Low-Energy On-chip Pre-processing for Activity Recognition – LEOPAR

Several key points need to be addressed during the project. They follow the general design flow of an ASIC, from high-level software simulations all the way to the circuit fabrication and validation.
In order to validate the proposed concepts, a high-level model of the hardware pre-processing unit has to be developed. It has to mimic the behavior of the internal signals of both the feature extraction and the classification units as close as possible. This means that an original simulation environment has to be developed in order to respect the continuous-time property of the signal, in the feature extraction unit. The designed processing chain must then be validated taking into account the system global energy consumption, the circuit silicon area and an estimation of the energy gain for the sensor. In the particular case of audio signal recognition, a thorough study of acoustic models has to be done in order to extract the relevant features maximizing the effectiveness of the pre-processing units depending on the defined criteria.
Once the technical choices have been validated through simulations, they have to go through a hardware validation process. This process is necessary to ensure the possibility of a real-time operation of the pre-processing unit on real inputs. This phase implies the design of several individual hardware prototypes, for the feature extraction block and the classification unit. These prototypes can be designed on an FPGA or use existing ASICs implementing only a part of the system, e.g. an ASIC implementing a flexible clique-based neural network.
After hardware validation, the pre-processing unit will be entirely integrated on a single IC, using the CMOS 28-nm FDSOI technology node. The tests and validation of this IC will be done in regards of the metric defined during the high-level simulation validation. Finally, a global system demonstration board will be set to show the pre-processing unit effectiveness in a real context of application.

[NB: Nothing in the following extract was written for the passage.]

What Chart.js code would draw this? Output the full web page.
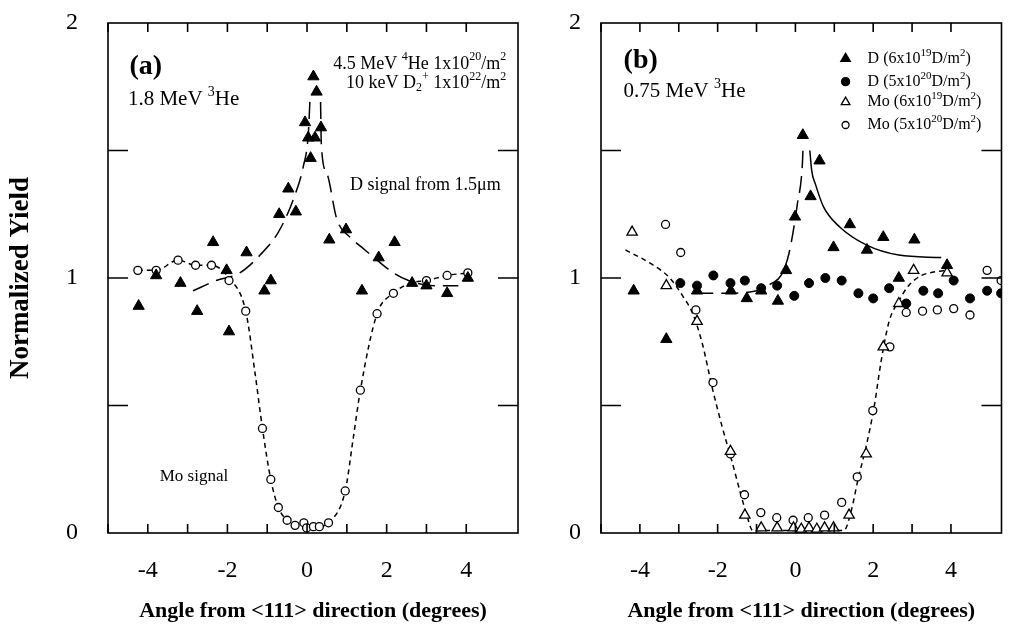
<!DOCTYPE html>
<html>
<head>
<meta charset="utf-8">
<script src="https://cdn.jsdelivr.net/npm/chart.js@4.4.1/dist/chart.umd.min.js"></script>
<style>
  html, body { margin: 0; padding: 0; background: #fff; }
  #wrapA { position: absolute; left: 0; top: 0; width: 530px; height: 635px; }
  #wrapB { position: absolute; left: 540px; top: 0; width: 469px; height: 635px; }
</style>
</head>
<body>
<div id="wrapA"><canvas id="chartA"></canvas></div>
<div id="wrapB"><canvas id="chartB"></canvas></div>
<script>
// ---- panel (a): 1.8 MeV 3He, [angle, normalized yield]
const aD = [[-4.23,0.89],[-3.79,1.01],[-3.18,0.98],[-2.76,0.87],[-2.36,1.14],[-2.02,1.03],[-1.96,0.79],
  [-1.52,1.10],[-1.07,0.95],[-0.91,0.99],[-0.70,1.25],[-0.47,1.35],[-0.28,1.26],[-0.05,1.61],[0.03,1.55],
  [0.09,1.47],[0.16,1.79],[0.20,1.55],[0.24,1.73],[0.35,1.59],[0.56,1.15],[0.98,1.19],[1.38,0.95],
  [1.80,1.08],[2.20,1.14],[2.64,0.98],[3.00,0.97],[3.52,0.94],[4.04,1.00]];
const aMo = [[-4.25,1.03],[-3.79,1.03],[-3.24,1.07],[-2.80,1.05],[-2.40,1.05],[-1.96,0.99],[-1.54,0.87],
  [-1.12,0.41],[-0.91,0.21],[-0.72,0.10],[-0.50,0.05],[-0.30,0.03],[-0.08,0.04],[-0.01,0.02],[0.16,0.025],
  [0.31,0.025],[0.54,0.04],[0.96,0.165],[1.34,0.56],[1.76,0.86],[2.17,0.94],[3.00,0.99],[3.52,1.01],[4.04,1.02]];
const aDFit = [[-2.86,0.95],[-2.28,0.99],[-1.69,1.02],[-1.18,1.09],[-0.72,1.18],[-0.34,1.31],[-0.09,1.44],
  [0.03,1.56],[0.08,1.72],[0.2,null],[0.34,1.69],[0.36,1.52],[0.5,1.41],[0.75,1.23],[1.08,1.16],[1.38,1.12],
  [1.76,1.07],[2.17,1.02],[2.55,0.99],[3.2,0.97],[3.8,0.97]];
const aMoFit = [[-4.25,1.03],[-3.79,1.03],[-3.24,1.07],[-2.8,1.05],[-2.4,1.05],[-1.96,1.0],[-1.54,0.87],
  [-1.3,0.62],[-1.12,0.41],[-0.91,0.21],[-0.72,0.10],[-0.5,0.05],[-0.3,0.03],[0,0.02],[0.3,0.025],[0.54,0.04],
  [0.96,0.165],[1.15,0.36],[1.34,0.56],[1.76,0.86],[2.17,0.94],[2.6,0.98],[3.0,0.99],[3.52,1.01],[4.04,1.02]];

// ---- panel (b): 0.75 MeV 3He
const bD19 = [[-4.16,0.95],[-3.32,0.76],[-2.53,0.95],[-1.66,0.95],[-1.25,0.92],[-0.88,0.95],[-0.45,0.91],
  [-0.24,1.03],[-0.01,1.24],[0.19,1.56],[0.39,1.32],[0.62,1.46],[0.98,1.12],[1.40,1.21],[1.84,1.11],
  [2.26,1.16],[2.66,1.00],[3.06,1.15],[3.90,1.05]];
const bD20 = [[-2.96,0.98],[-2.53,0.97],[-2.11,1.01],[-1.67,0.98],[-1.30,0.99],[-0.88,0.96],[-0.47,0.97],
  [-0.03,0.93],[0.35,0.98],[0.77,1.00],[1.19,0.99],[1.62,0.94],[2.00,0.92],[2.41,0.96],[2.85,0.90],
  [3.29,0.95],[3.67,0.94],[4.07,0.99],[4.49,0.92],[4.93,0.95],[5.29,0.94]];
const bMo19 = [[-4.20,1.18],[-3.32,0.97],[-2.53,0.83],[-1.67,0.32],[-1.30,0.07],[-0.88,0.02],[-0.47,0.02],
  [-0.05,0.02],[0.15,0.015],[0.35,0.02],[0.55,0.015],[0.75,0.02],[0.98,0.02],[1.38,0.07],[1.82,0.31],
  [2.26,0.73],[2.66,0.90],[3.04,1.03],[3.90,1.02]];
const bMo20 = [[-3.34,1.21],[-2.95,1.10],[-2.56,0.875],[-2.12,0.59],[-1.67,0.31],[-1.31,0.15],[-0.89,0.08],
  [-0.48,0.06],[-0.06,0.05],[0.33,0.06],[0.75,0.07],[1.19,0.12],[1.59,0.22],[1.99,0.48],[2.43,0.73],
  [2.85,0.865],[3.27,0.87],[3.65,0.875],[4.07,0.88],[4.49,0.855],[4.93,1.03],[5.29,0.99]];
const bDFitL = [[-2.55,0.94],[-1.8,0.94],[-1.0,0.95],[-0.6,0.98],[-0.37,1.01],[-0.16,1.1],[0.05,1.29],
  [0.18,1.45],[0.2,1.53]];
const bDFitR = [[0.37,1.50],[0.42,1.42],[0.51,1.37],[0.72,1.28],[1.14,1.20],[1.82,1.13],[2.66,1.09],[3.75,1.08]];
const bMoFit = [[-4.37,1.11],[-3.65,1.05],[-3.23,1.0],[-2.9,0.93],[-2.64,0.86],[-2.39,0.74],[-2.14,0.57],
  [-1.89,0.42],[-1.63,0.28],[-1.42,0.16],[-1.25,0.07],[-1.1,0.01],[1.25,0.01],[1.44,0.09],[1.61,0.21],
  [1.82,0.34],[2.03,0.50],[2.2,0.67],[2.41,0.83],[2.66,0.91],[2.91,0.97],[3.25,1.01],[3.84,1.03]];

const xTickLabels = [-4, -2, 0, 2, 4];
const yTickLabels = [0, 1, 2];
const yMinorTicks = [0.5, 1, 1.5];

const serif = "'Liberation Serif', 'Times New Roman', serif";

function xy(list) { return list.map(p => ({ x: p[0], y: p[1] })); }

// text like "10 keV D_{2}^{+}" with super/subscripts
function drawRich(ctx, text, x, y, size, bold) {
  const parts = text.split(/(\^\{[^}]*\}|_\{[^}]*\})/).filter(s => s.length);
  let cx = x;
  parts.forEach(p => {
    let mode = '', txt = p;
    if (p.startsWith('^{')) { mode = 'sup'; txt = p.slice(2, -1); }
    else if (p.startsWith('_{')) { mode = 'sub'; txt = p.slice(2, -1); }
    const s = mode ? Math.round(size * 0.68) : size;
    ctx.font = (bold ? 'bold ' : '') + s + 'px ' + serif;
    const dy = mode === 'sup' ? -size * 0.36 : (mode === 'sub' ? size * 0.25 : 0);
    ctx.fillText(txt, cx, y + dy);
    cx += ctx.measureText(txt).width;
  });
}

const panelPlugin = {
  id: 'panel',
  afterDatasetsDraw(chart, args, opts) {
    const { ctx, chartArea: a, scales } = chart;
    const sx = scales.x, sy = scales.y;
    ctx.save();
    ctx.strokeStyle = '#000';
    ctx.lineWidth = 1.6;
    ctx.strokeRect(a.left, a.top, a.right - a.left, a.bottom - a.top);
    ctx.beginPath();
    sx.ticks.filter(t => Number.isInteger(t.value)).forEach(t => {
      const px = sx.getPixelForValue(t.value);
      ctx.moveTo(px, a.bottom); ctx.lineTo(px, a.bottom - 9);
      ctx.moveTo(px, a.top); ctx.lineTo(px, a.top + 9);
    });
    yMinorTicks.forEach(v => {
      const py = sy.getPixelForValue(v);
      ctx.moveTo(a.left, py); ctx.lineTo(a.left + 20, py);
      ctx.moveTo(a.right, py); ctx.lineTo(a.right - 20, py);
    });
    ctx.stroke();

    ctx.fillStyle = '#000';
    ctx.textAlign = 'left';
    ctx.textBaseline = 'middle';
    (opts.notes || []).forEach(n => {
      drawRich(ctx, n.text, sx.getPixelForValue(n.x), sy.getPixelForValue(n.y), n.size, n.bold);
    });
    (opts.legend || []).forEach(l => {
      const px = sx.getPixelForValue(l.x), py = sy.getPixelForValue(l.y);
      ctx.fillStyle = l.fill;
      ctx.strokeStyle = '#000';
      ctx.lineWidth = 1.3;
      Chart.helpers.drawPoint(ctx, { pointStyle: l.style, radius: l.radius, borderWidth: 1.3, rotation: 0 }, px, py);
      ctx.fillStyle = '#000';
      drawRich(ctx, l.text, px + 22, py, 16, false);
    });
    ctx.restore();
  }
};

function markers(data, style, radius, filled) {
  return {
    data: xy(data), showLine: false, pointStyle: style, pointRadius: radius, pointHoverRadius: radius,
    pointBackgroundColor: filled ? '#000' : '#fff', pointBorderColor: '#000', pointBorderWidth: filled ? 1 : 1.3
  };
}
function curve(data, dash) {
  return {
    data: xy(data), showLine: true, pointRadius: 0, borderColor: '#000', borderWidth: 1.5,
    borderDash: dash, tension: 0.4, cubicInterpolationMode: 'monotone', spanGaps: false, fill: false
  };
}

function makeOptions(yWidth, yPad, showTitle, rightPad, plugin) {
  return {
    responsive: true, maintainAspectRatio: false, animation: false,
    layout: { padding: { top: 23, right: rightPad, left: 0, bottom: 0 } },
    plugins: { legend: { display: false }, tooltip: { enabled: false }, panel: plugin },
    scales: {
      x: {
        type: 'linear', min: -5, max: 5.3,
        grid: { display: false, drawTicks: false }, border: { display: false },
        ticks: {
          stepSize: 1, autoSkip: false, maxRotation: 0, padding: 23, color: '#000',
          font: { family: serif, size: 24 },
          callback: v => xTickLabels.includes(v) ? String(v) : ''
        },
        title: {
          display: true, text: 'Angle from <111> direction (degrees)', color: '#000',
          font: { family: serif, size: 22, weight: 'bold' }, padding: { top: 0, bottom: 10 }
        },
        afterFit: s => { s.height = 102; s.paddingLeft = 0; s.paddingRight = 0; }
      },
      y: {
        min: 0, max: 2,
        grid: { display: false, drawTicks: false }, border: { display: false },
        ticks: {
          stepSize: 0.5, autoSkip: false, padding: yPad, color: '#000',
          font: { family: serif, size: 24 },
          callback: v => yTickLabels.includes(v) ? String(v) : ''
        },
        title: {
          display: showTitle, text: 'Normalized Yield', color: '#000',
          font: { family: serif, size: 27, weight: 'bold' }, padding: { top: 5, bottom: 0 }
        },
        afterFit: s => { s.width = yWidth; s.paddingTop = 0; s.paddingBottom = 0; }
      }
    }
  };
}

new Chart(document.getElementById('chartA'), {
  type: 'scatter',
  data: {
    datasets: [
      markers(aD, 'triangle', 6.5, true),
      markers(aMo, 'circle', 4, false),
      curve(aDFit, [17, 8]),
      curve(aMoFit, [5, 4])
    ]
  },
  options: makeOptions(108, 30, true, 12, {
    notes: [
      { text: '(a)', x: -4.46, y: 1.83, size: 28, bold: true },
      { text: '1.8 MeV ^{3}He', x: -4.5, y: 1.70, size: 21 },
      { text: '4.5 MeV ^{4}He 1x10^{20}/m^{2}', x: 0.66, y: 1.84, size: 18 },
      { text: '10 keV D_{2}^{+} 1x10^{22}/m^{2}', x: 0.98, y: 1.765, size: 18 },
      { text: 'D signal from 1.5\u03bcm', x: 1.08, y: 1.365, size: 18 },
      { text: 'Mo signal', x: -3.7, y: 0.22, size: 17 }
    ]
  }),
  plugins: [panelPlugin]
});

new Chart(document.getElementById('chartB'), {
  type: 'scatter',
  data: {
    datasets: [
      markers(bD19, 'triangle', 6.5, true),
      markers(bD20, 'circle', 4.5, true),
      markers(bMo19, 'triangle', 6, false),
      markers(bMo20, 'circle', 4, false),
      curve(bDFitL, [17, 8]),
      curve(bDFitR, []),
      curve(bMoFit, [5, 4])
    ]
  },
  options: makeOptions(61, 20, false, 1, {
    notes: [
      { text: '(b)', x: -4.42, y: 1.85, size: 28, bold: true },
      { text: '0.75 MeV ^{3}He', x: -4.42, y: 1.73, size: 21 }
    ],
    legend: [
      { text: 'D (6x10^{19}D/m^{2})', x: 1.29, y: 1.86, style: 'triangle', radius: 5.5, fill: '#000' },
      { text: 'D (5x10^{20}D/m^{2})', x: 1.29, y: 1.77, style: 'circle', radius: 4, fill: '#000' },
      { text: 'Mo (6x10^{19}D/m^{2})', x: 1.29, y: 1.69, style: 'triangle', radius: 5, fill: '#fff' },
      { text: 'Mo (5x10^{20}D/m^{2})', x: 1.29, y: 1.60, style: 'circle', radius: 3.5, fill: '#fff' }
    ]
  }),
  plugins: [panelPlugin]
});
</script>
</body>
</html>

The final objective of the LEOPAR project would be the design and fabrication of a complete energy-efficient “wake-on-feature” demonstrator, including a pre-processing unit prototype ASIC in advanced CMOS technologies, able to prove the effectiveness of the global proposed scheme, i.e. real-time extraction of characteristic features of audio signals using non-conventional techniques such as event-driven digital processing and associative memories.

The global focus is the decrease of the global energy consumption of a sensor node by several decades. Target numbers for the proposed groundbreaking integrated circuit structures are an average consumption lower than 1 µW, an energy consumption for a single classification of less than 1 nJ, a silicon area of less than 0.5 mm² and a latency of less than 1 ms while adding configurability to address many applications.

At the national level, communication about the project will be centered on workshops dealing with the thematic of “Near-sensor computing” or embedded computations, organized by the GdR SOC2 and the French branch of IEEE Circuits and Systems Society, in which permanent members of the project are involved.
Finally, the valorization of the scientific results will be made through high impact international conferences and journals. In the circuit design domain, journals such as IEEE Journal of Solid-State Circuits or IEEE Transactions on Circuits and Systems I: Regular Papers, as well as the IEEE International Solid-State Circuit Conference or the IEEE European Solid-State Circuit Conference will be targeted.
Patents about event-driven computational unit and low-energy classification unit will also be targeted.

The emerging “Internet of Things” and ambient intelligence growth is faced with massive amounts of data to be transferred from connected portable devices to central computation units that process data from multiple sensors. Depending on the application, the devices communicate wirelessly the entirety of the data sets or embed generic computing resources to process them locally. Decreasing the energy consumption of the devices must be a priority to increase the battery lifetime. Since the communication interface or the embedded processor are the most energy-hungry parts of the sensor nodes, the “Near-Sensor Computing” concept aims at pre-processing the input data in order to limit either the amount of data to transmit or the number of computations in the processor.
The LEOPAR project aims at designing the so-called pre-processing unit in order to determine the signal relevance for the targeted application. This is done in two steps: first the signal features are extracted and are classified in a second step to determine the signal relevance. These functions are destined to be integrated on-chip using processing techniques in rupture with the state-of-the-art leveraging the benefits of both analog and digital signal processing. The performance of the pre-processing unit will be evaluated in terms of combined energy consumption and silicon area occupation at the unit level in standalone, as well as at the global system level.